Hormones are chemicals produced by glands in the body and are circulated in the blood. Hormone therapy -- also called hormonal therapy, hormone treatment, or endocrine therapy -- is any treatment that adds, blocks, or removes hormones. For certain conditions (such as diabetes or menopause), hormones are given to boost low hormone levels. Sometimes, hormone therapy is used to slow or stop the growth of certain cancers (such as prostate and breast cancer). The female hormones estrogen and progesterone, for example, promote the growth of some breast cancer cells. So hormone therapy may be given to block the body's naturally occurring estrogen and fight the cancer's growth. Sometimes surgery is needed to remove the source of the hormone in question -- in the case of breast cancer, the ovaries may be removed.
When Is It Used?
Hormone therapy is used in women with breast cancer whose tumors are sensitive to the hormones estrogen or progesterone (meaning that hormones cause the cancer to grow). Not all breast cancers are hormone sensitive, so not all breast cancers will respond to a hormone-blocking treatment.

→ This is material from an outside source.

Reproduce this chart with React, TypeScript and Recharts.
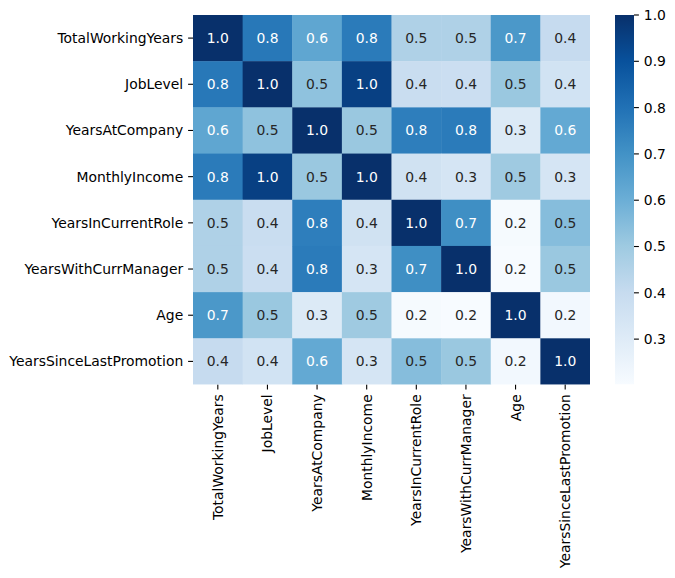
import { ScatterChart, Scatter, XAxis, YAxis, BarChart, Bar } from 'recharts';

// variables, same order on both axes
const labels = [
  'TotalWorkingYears',
  'JobLevel',
  'YearsAtCompany',
  'MonthlyIncome',
  'YearsInCurrentRole',
  'YearsWithCurrManager',
  'Age',
  'YearsSinceLastPromotion',
];

const totalWorkingYears = [1.0, 0.78, 0.63, 0.77, 0.46, 0.46, 0.68, 0.4];
const jobLevel = [0.78, 1.0, 0.53, 0.951, 0.39, 0.38, 0.51, 0.354];
const yearsAtCompany = [0.63, 0.53, 1.0, 0.51, 0.76, 0.77, 0.31, 0.62];
const monthlyIncome = [0.77, 0.951, 0.51, 1.0, 0.36, 0.34, 0.5, 0.34];
const yearsInCurrentRole = [0.46, 0.39, 0.76, 0.36, 1.0, 0.71, 0.21, 0.548];
const yearsWithCurrManager = [0.46, 0.38, 0.77, 0.34, 0.71, 1.0, 0.202, 0.51];
const age = [0.68, 0.51, 0.31, 0.5, 0.21, 0.202, 1.0, 0.22];
const yearsSinceLastPromotion = [0.4, 0.354, 0.62, 0.34, 0.548, 0.51, 0.22, 1.0];

const colorbarTicks = [0.3, 0.4, 0.5, 0.6, 0.7, 0.8, 0.9, 1.0];

const matrix = [
  totalWorkingYears,
  jobLevel,
  yearsAtCompany,
  monthlyIncome,
  yearsInCurrentRole,
  yearsWithCurrManager,
  age,
  yearsSinceLastPromotion,
];

const vmin = Math.min(...matrix.flat());
const vmax = Math.max(...matrix.flat());

// matplotlib "Blues"
const BLUES = ['#f7fbff', '#deebf7', '#c6dbef', '#9ecae1', '#6baed6', '#4292c6', '#2171b5', '#08519c', '#08306b'];

const hexToRgb = (h: string) => [1, 3, 5].map(i => parseInt(h.slice(i, i + 2), 16) / 255);

const blues = (v: number) => {
  let t = (v - vmin) / (vmax - vmin);
  t = Math.max(0, Math.min(1, t));
  const p = t * (BLUES.length - 1);
  const i = Math.min(Math.floor(p), BLUES.length - 2);
  const f = p - i;
  const a = hexToRgb(BLUES[i]);
  const b = hexToRgb(BLUES[i + 1]);
  return a.map((c, k) => c + (b[k] - c) * f);
};

const toCss = (rgb: number[]) => `rgb(${rgb.map(c => Math.round(c * 255)).join(',')})`;

// seaborn picks the annotation colour from the relative luminance
const textColor = (rgb: number[]) => {
  const lin = rgb.map(c => (c <= 0.03928 ? c / 12.92 : Math.pow((c + 0.055) / 1.055, 2.4)));
  const lum = lin[0] * 0.2126 + lin[1] * 0.7152 + lin[2] * 0.0722;
  return lum > 0.408 ? '#262626' : '#ffffff';
};

const cells = matrix.flatMap((row, i) =>
  row.map((v, j) => ({ x: j + 0.5, y: i + 0.5, v }))
);

const FONT = 'DejaVu Sans, sans-serif';
const FS = 13.9;
const WIDTH = 675;
const HEIGHT = 578;
const PLOT_LEFT = 193;
const PLOT_RIGHT = 590;
const PLOT_TOP = 15;
const PLOT_BOTTOM = 384.5;
const CELL_W = (PLOT_RIGHT - PLOT_LEFT) / labels.length;
const CELL_H = (PLOT_BOTTOM - PLOT_TOP) / labels.length;
const centers = labels.map((_, i) => i + 0.5);

const HeatCell = (props: any) => {
  const { cx, cy, payload } = props;
  const rgb = blues(payload.v);
  return (
    <g>
      <rect
        x={cx - CELL_W / 2}
        y={cy - CELL_H / 2}
        width={CELL_W + 0.4}
        height={CELL_H + 0.4}
        fill={toCss(rgb)}
      />
      <text
        x={cx}
        y={cy}
        textAnchor="middle"
        dominantBaseline="central"
        fontFamily={FONT}
        fontSize={FS}
        fill={textColor(rgb)}
      >
        {payload.v.toFixed(1)}
      </text>
    </g>
  );
};

const XTick = ({ x, y, payload }: any) => (
  <text
    x={x}
    y={y}
    transform={`rotate(-90, ${x}, ${y})`}
    textAnchor="end"
    dominantBaseline="central"
    fontFamily={FONT}
    fontSize={FS}
    fill="#000"
  >
    {labels[Math.floor(payload.value)]}
  </text>
);

const YTick = ({ x, y, payload }: any) => (
  <text
    x={x}
    y={y}
    textAnchor="end"
    dominantBaseline="central"
    fontFamily={FONT}
    fontSize={FS}
    fill="#000"
  >
    {labels[Math.floor(payload.value)]}
  </text>
);

const colorbarData = [{ name: 'cb', range: [vmin, vmax] }];

export default function App() {
  return (
    <div style={{ position: 'absolute', left: 0, top: 0, width: WIDTH, height: HEIGHT, background: '#fff' }}>
      <ScatterChart
        width={WIDTH}
        height={HEIGHT}
        margin={{ top: PLOT_TOP, right: WIDTH - PLOT_RIGHT, bottom: 0, left: 0 }}
      >
        <XAxis
          dataKey="x"
          type="number"
          domain={[0, labels.length]}
          ticks={centers}
          interval={0}
          height={HEIGHT - PLOT_BOTTOM}
          axisLine={false}
          tickSize={4.9}
          tickMargin={4.9}
          tickLine={{ stroke: '#000', strokeWidth: 1.1 }}
          tick={<XTick />}
          allowDataOverflow
        />
        <YAxis
          dataKey="y"
          type="number"
          domain={[0, labels.length]}
          reversed
          ticks={centers}
          interval={0}
          width={PLOT_LEFT}
          axisLine={false}
          tickSize={4.9}
          tickMargin={4.9}
          tickLine={{ stroke: '#000', strokeWidth: 1.1 }}
          tick={<YTick />}
          allowDataOverflow
        />
        <Scatter data={cells} shape={<HeatCell />} isAnimationActive={false} />
      </ScatterChart>

      <div style={{ position: 'absolute', left: 615, top: 0 }}>
        <BarChart
          width={60}
          height={HEIGHT}
          data={colorbarData}
          barCategoryGap={0}
          margin={{ top: PLOT_TOP, right: 0, bottom: HEIGHT - PLOT_BOTTOM, left: 0 }}
        >
          <defs>
            <linearGradient id="cbar" x1="0" y1="0" x2="0" y2="1">
              {BLUES.slice().reverse().map((c, k) => (
                <stop key={k} offset={`${(k / (BLUES.length - 1)) * 100}%`} stopColor={c} />
              ))}
            </linearGradient>
          </defs>
          <XAxis dataKey="name" type="category" hide />
          <YAxis
            orientation="right"
            type="number"
            domain={[vmin, vmax]}
            ticks={colorbarTicks}
            interval={0}
            width={41}
            axisLine={false}
            tickSize={4.9}
            tickMargin={4.9}
            tickLine={{ stroke: '#000', strokeWidth: 1.1 }}
            tick={{ fill: '#000', fontSize: FS, fontFamily: FONT }}
            tickFormatter={(v: number) => v.toFixed(1)}
            allowDataOverflow
          />
          <Bar dataKey="range" fill="url(#cbar)" isAnimationActive={false} />
        </BarChart>
      </div>
    </div>
  );
}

The drugs slow or stop the growth of cancer cells that are present in the body. As an adjuvant (add-on) therapy, hormone therapy helps prevent the original breast cancer from returning and also helps prevent the development of new cancers in the other breast.
Women at an increased risk of developing breast cancer (those with a genetic predisposition or family history) have the option of taking hormone therapy to reduce their chance of ever developing the disease.
What Are the Most Commonly Used Drugs?
Tamoxifen. The gold standard of hormone therapy in breast cancer is Nolvadex (tamoxifen), a medication in pill form that interferes with the activity of estrogen. Known as the "antiestrogen," tamoxifen is a pill that has been used for more than 20 years to treat patients with advanced (metastatic or stage IV) breast cancer.
Tamoxifen is also used as an adjuvant (add-on) therapy following surgical treatment for early (stages I and II) and locally advanced (stage III) breast cancer and as a means of reducing the risk of ever developing breast cancer among women at particularly high risk (those with a genetic predisposition to and a family history of the disease). Tamoxifen is useful in both premenopausal and postmenopausal women.
Tamoxifen is also used to treat men with breast cancer.
Arimidex and Femara. Over the past few years, the FDA has approved several new hormone therapy drugs.
The most well known of these drugs, Arimidex and Femara, belong to a class of drugs known as aromatase inhibitors. After menopause, a woman's main source of estrogen comes through a process called aromatization, in which male hormones called androgens (produced by the adrenal glands located at the top of the kidneys) are converted into estrogen. This process takes place throughout the body, in the fatty tissue. These drugs fight tumor growth by stopping the conversion of androgens into estrogen.